§ 53. Rule-making power of court of appeals as to admission of attorneys and counsellors. 1. The court of appeals may from time to time adopt, amend, or rescind rules not inconsistent with the constitution or statutes of the state, regulating the admission of attorneys and counsellors at law, to practice in all the courts of record of the state.
2. The court may make such provisions as it shall deem proper for admission to practice as attorneys and counsellors, of persons who have been admitted to practice in other states or countries.
3. The court shall prescribe rules providing for a uniform system of examination of candidates for admission to practice as attorneys and counsellors, which shall govern the state board of law examiners in the performance of its duties.

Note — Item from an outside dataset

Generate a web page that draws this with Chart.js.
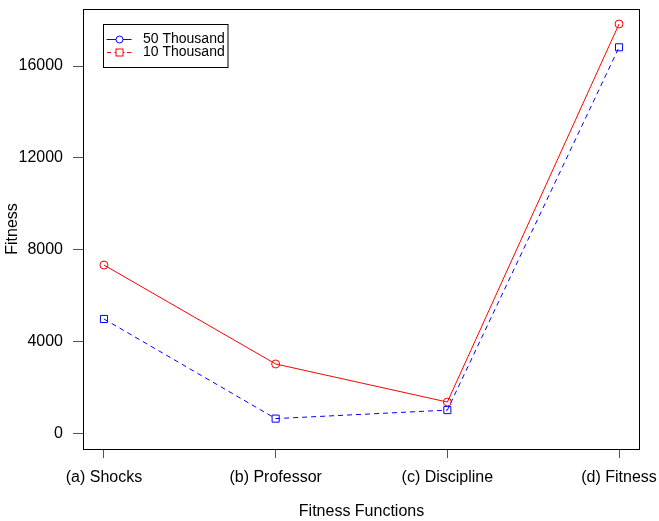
<!DOCTYPE html>
<html><head><meta charset="utf-8">
<script src="https://cdn.jsdelivr.net/npm/chart.js@4/dist/chart.umd.min.js"></script>
<style>html,body{margin:0;padding:0;background:#fff}#wrap{width:659px;height:521px}</style>
</head><body><div id="wrap"><canvas id="c" width="659" height="521"></canvas></div>
<script>
const categories = ["(a) Shocks", "(b) Professor", "(c) Discipline", "(d) Fitness"];
const seriesRed = [7330, 3020, 1360, 17830];
const seriesBlue = [4980, 640, 1010, 16815];
const yTickValues = [0, 4000, 8000, 12000, 16000];
const legendLabels = ["50 Thousand", "10 Thousand"];
const xTitle = "Fitness Functions";
const yTitle = "Fitness";

const FONT = "'Liberation Sans', Arial, Helvetica, sans-serif";
const RED = '#FF0000', BLUE = '#0000FF';

const toPoints = arr => arr.map((v, i) => ({x: i, y: v}));

const boxAndLegend = {
  id: 'boxAndLegend',
  afterDraw(chart) {
    const ctx = chart.ctx, a = chart.chartArea;
    ctx.save();
    ctx.strokeStyle = '#000';
    ctx.lineWidth = 1;
    ctx.setLineDash([]);
    ctx.strokeRect(Math.round(a.left) + 0.5, Math.round(a.top) + 0.5,
      Math.round(a.right - a.left) - 1, Math.round(a.bottom - a.top));
    // legend box
    const lx = 103.5, ly = 24.5, lw = 124.5, lh = 43;
    ctx.strokeRect(lx, ly, lw, lh);
    const rows = [39.5, 52.5];
    // row 1: blue solid line with circle
    ctx.strokeStyle = BLUE;
    ctx.beginPath(); ctx.moveTo(106.5, rows[0]); ctx.lineTo(131.5, rows[0]); ctx.stroke();
    ctx.beginPath(); ctx.arc(119.5, rows[0], 3.5, 0, Math.PI * 2); ctx.fillStyle = '#fff'; ctx.fill(); ctx.stroke();
    // row 2: red dashed with square
    ctx.strokeStyle = RED;
    ctx.beginPath(); ctx.moveTo(107, rows[1]); ctx.lineTo(111, rows[1]); ctx.stroke();
    ctx.beginPath(); ctx.moveTo(127, rows[1]); ctx.lineTo(131.5, rows[1]); ctx.stroke();
    ctx.beginPath(); ctx.moveTo(114.5, rows[1]); ctx.lineTo(124.5, rows[1]); ctx.stroke();
    ctx.fillStyle = '#fff';
    ctx.fillRect(116, rows[1] - 3.5, 7, 7);
    ctx.strokeRect(116, rows[1] - 3.5, 7, 7);
    ctx.fillStyle = '#000';
    ctx.font = "14px " + FONT;
    ctx.textBaseline = 'middle';
    ctx.textAlign = 'left';
    ctx.fillText(legendLabels[0], 143, rows[0]);
    ctx.fillText(legendLabels[1], 143, rows[1]);
    ctx.restore();
  }
};

new Chart(document.getElementById('c'), {
  type: 'line',
  data: {
    datasets: [
      {
        label: legendLabels[1],
        data: toPoints(seriesRed),
        borderColor: RED,
        borderWidth: 1,
        pointStyle: 'circle',
        pointRadius: 4,
        pointBorderWidth: 1,
        pointBorderColor: RED,
        pointBackgroundColor: 'rgba(0,0,0,0)',
        tension: 0
      },
      {
        label: legendLabels[0],
        data: toPoints(seriesBlue),
        borderColor: BLUE,
        borderWidth: 1,
        borderDash: [5, 4],
        pointStyle: 'rect',
        pointRadius: 5,
        pointBorderWidth: 1,
        pointBorderColor: BLUE,
        pointBackgroundColor: 'rgba(0,0,0,0)',
        tension: 0
      }
    ]
  },
  options: {
    responsive: false,
    animation: false,
    devicePixelRatio: 1,
    layout: {padding: {top: 9, right: 19, left: 0, bottom: 0}},
    plugins: {legend: {display: false}, tooltip: {enabled: false}},
    scales: {
      x: {
        type: 'linear',
        min: -0.122, max: 3.122,
        afterBuildTicks: s => { s.ticks = categories.map((_, i) => ({value: i})); },
        afterFit: s => { s.height = 72; s.paddingLeft = 0; s.paddingRight = 0; },
        ticks: {
          callback: v => categories[v],
          font: {family: FONT, size: 16},
          color: '#000',
          padding: 10,
          maxRotation: 0,
          autoSkip: false
        },
        grid: {drawOnChartArea: false, drawTicks: true, tickLength: 9, color: '#555', lineWidth: 1},
        border: {display: false},
        title: {display: true, text: xTitle, font: {family: FONT, size: 16}, color: '#000', padding: {top: 0, bottom: 0}}
      },
      y: {
        type: 'linear',
        min: -684, max: 18483,
        afterBuildTicks: s => { s.ticks = yTickValues.map(v => ({value: v})); },
        afterFit: s => { s.width = 83; s.paddingTop = 0; s.paddingBottom = 0; },
        ticks: {
          callback: v => String(v),
          font: {family: FONT, size: 16},
          color: '#000',
          padding: 10,
          autoSkip: false
        },
        grid: {drawOnChartArea: false, drawTicks: true, tickLength: 10, color: '#555', lineWidth: 1},
        border: {display: false},
        title: {display: true, text: yTitle, font: {family: FONT, size: 16}, color: '#000', padding: {top: 3, bottom: 0}}
      }
    }
  },
  plugins: [boxAndLegend]
});
</script>
</body></html>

The court shall not by its rules cause to be barred from examination or, upon successful completion of the examination process, subsequent admission to the state bar, provided he or she shall otherwise meet any requirements for admission, any person who is currently admitted to practice in the jurisdiction of another state and has received a degree from a law school which qualifies such person to practice law in such state, other than a law school which grants credit for correspondence courses, provided that such person has been engaged in the actual practice of law in the state in which they are admitted for no less than five years.
4. The rules established by the court of appeals, touching the admission of attorneys and counsellors to practice in the courts of record of the state, shall not be changed or amended, except by a majority of the judges of that court. A copy of each amendment to such rules must, within five days after it is adopted, be filed in the office of the secretary of state.
5. Nothing contained in this chapter prevents the court of appeals from dispensing, in the rules established by it, with the whole or any part of the stated period of clerkship required from an applicant, or with the examination where the applicant is a graduate of the Albany law school, Union university, or of the New York university school of law, or of the school of law of Columbia university, or of the university of Buffalo school of law, or of the Cornell law school, or of the Syracuse university college of law, or of the Brooklyn law school, or of the Fordham university school of law, or of any law school, duly registered by the regents of the university of the state of New York which requires a three year course for graduation and produces his diploma upon his application for admission to practice.
6. Nothing contained in this chapter prevents the court of appeals from adopting rules for the licensing, as a legal consultant, without examination and without regard to citizenship, of a person admitted to practice in a foreign country as an attorney or counsellor or the equivalent. Any person so licensed shall not practice in the courts of the state but may render legal services in the state within limitations prescribed in rules adopted by the court of appeals and shall subject to the foregoing be governed by the provisions of section ninety and article fifteen of this chapter.